カードに左上部にあるフィーチャーコネクタ部は、XPERT 128とRAGE Furyで異なる部分の1つだ。以前取り上げたバルク品のXPERT 128では、フィーチャーコネクタ右側の12本のピンが省略されていたが、これがバルク品に限らずXPERT 128の仕様となっている。つまり、ATI独自のビデオ入力ポートであるAMC(ATI Media Channel)はXPERT 128ではサポートされず、VIP(Video Input Port)1.1相当の機能に限定される。それに対してこのRAGE Furyではすべてのピンが実装されており、AMC 2.0互換のカードとなっている。ただ、AMCコネクタを利用するカードは、事実上ATI-TV(ATI純正のISAバス対応TVチューナーカード。ISAバスは電源をとるだけで、信号はAMCでやりとりする)に限られている。しかも、ATI-TVの後継モデルであるATI-TV WonderはPCIバス経由で動画データをオーバーレイするよう仕様が変更されてしまった。すでにATI-TVを持っている限られたユーザー以外、AMC互換でなくてもほとんど問題にはならないだろう(筆者は、その数少ないATI-TVユーザーの1人だが)。
■ 以前のバルク版と比べて、リビジョンの違いによる大きな差はなさそう
というわけで、グラフィックスチップのコアクロック等、見ただけではわからない部分もあるものの、全般に今回のリテール版RAGE Furyと以前取り上げたバルク版XPERT 128の差は、あまり大きくないようだ。もちろん、ディスプレイメモリを2倍搭載していることからくる性能的な上乗せは当然あるし、ビデオ出力やAMCコネクタなど、機能的な差は存在する。だが、バルク版に使われていたRAGE 128 GLチップと今回のRAGE Furyに使われていたRAGE 128 GLチップで、リビジョンが大きく違うため、性能にも大きな差がある、ということはなさそうだ。
■ マルチテクスチャに強いTNT、32bitフルカラーモードに強いRAGE 128
それを確認する意味も含めて、最後にベンチマーク結果を紹介しよう。テストに用いたシステムは、以前に用いたものと全く同じ。ただ、ベンチマークテストプログラム自体が、新版である3DMark 99 Max Proに変わっている(旧版とは直接結果を比較できない)。また、今回用いたディスプレイドライバは、RAGE FuryとXPERT 128にRAGEFuryに付属していたCD601のドライバ(4.11.6060)を用い、Viper V550にはnVIDIAのリファレンスドライバVersion 0109(Detonatorと呼ばれるSSE/3DNow!対応版)を用いている。
【ベンチマーク結果】
3DMark 99 Max ( 800×600、85Hz、16bitZ、Triple Buffering)

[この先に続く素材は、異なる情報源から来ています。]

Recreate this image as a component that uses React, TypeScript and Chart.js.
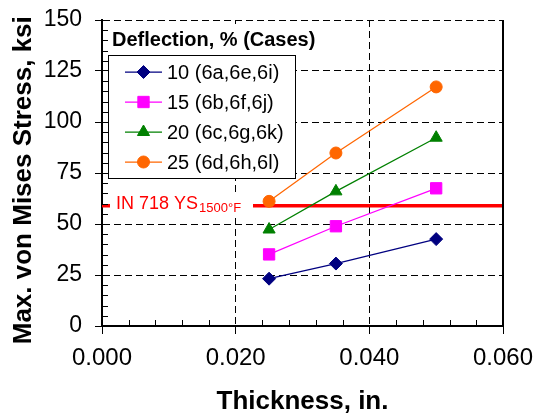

Viper V550 | XPERT128 | RAGE Fury | |
ドライバ | 0109 | CD601 | CD601 |
3DMarks(16bit色) | 3741 | 3487 | 3682 |
CPU 3DMarks | 4291 | 4310 | 4309 |
Fill Rate | 77.3MT/秒 | 74.6MT/秒 | 103.6MT/秒 |
Fill Rate w/Multi Texture | 141.4MT/秒 | 96.4MT/秒 | 133.1MT/秒 |
3DMarks(32bit色) | 3198 | 3362 | 3577 |
CPU 3DMarks | 4321 | 4322 | 4317 |
Fill Rate | 62.3MT/秒 | 56.1MT/秒 | 87.1MT/秒 |
Fill Rate w/Multi Texture | 117.0MT/秒 | 77.1MT/秒 | 108.3MT/秒 |
3Dグラフィックス性能に加え、定評ある動画再生支援機能、ソフトウェアDVDプレーヤーのバンドルなど、RAGE Furyは現時点で入手可能なグラフィックスカードとしては、間違いなくトップクラスの製品に仕上がっている。問題は、それがいつまで続くか、という点にある。Riva TNT2、Savage4など、この春リリースされそうなグラフィックスチップの足音が、すぐそこまで迫っている。